Tidak berhenti pada Spinoza, filsafat kritis Emmanuel Kant juga turut mengambil bagian dalam membaca pemikiran Descartes dan kaum rasionalisme lainnya. Menurut Kant, rasionalisme yang diagungkan oleh Descartes sampai Spinoza hanya mempersoalkan masalah pengenalan atau proses untuk mengetahui pada sisi objek yang ingin diketahui saja, tidak mempersoalkan subjek rasio. Karena itu, menurut Kant, filsafat Descartes dan golongan rasionalisme lainnya adalah filsafat dogmatis.
Oleh karena itu dapat disimpulkan bahwa corak filsfat Descartes memiliki pengaruh yang besar dalam perkembangan filsafat selanjutnya. Dialektika yang dibangun membentuk tembok peradaban filsafat semakin kokoh.

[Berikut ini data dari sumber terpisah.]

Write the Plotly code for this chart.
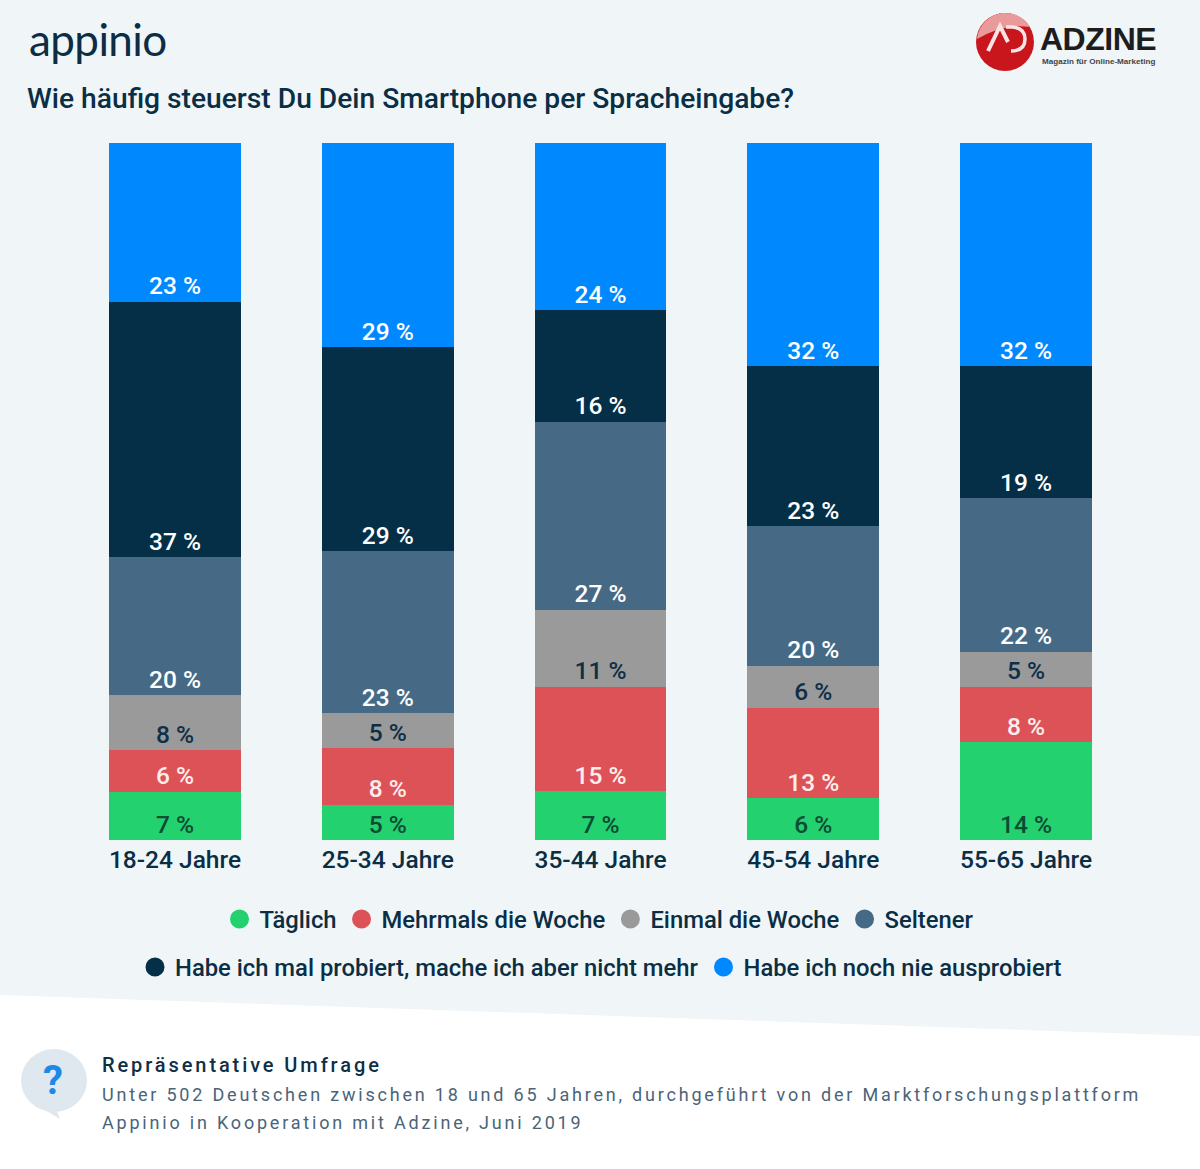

Konstruksi dialektika ini akan terus berlanjut dan ini sebenarnya suatu metode pencarian akan suatu kebenaran yang pasti.
Catatan kaki:
Cahaya Khaeroni, “Epistemologi Rasionalisme Rene Descartes Dan Relevansinya Terhadap Pendidikan Islam” dalam Didaktika Religia, Volume 2, No. 2 Tahun 2014, hlm. 187.
Aquido Adri dan Syaiful Hadi, Descartes, Spinoza dan Berkeley (Yogyakarta: Penerbit Sociality, 2017), hlm. 81.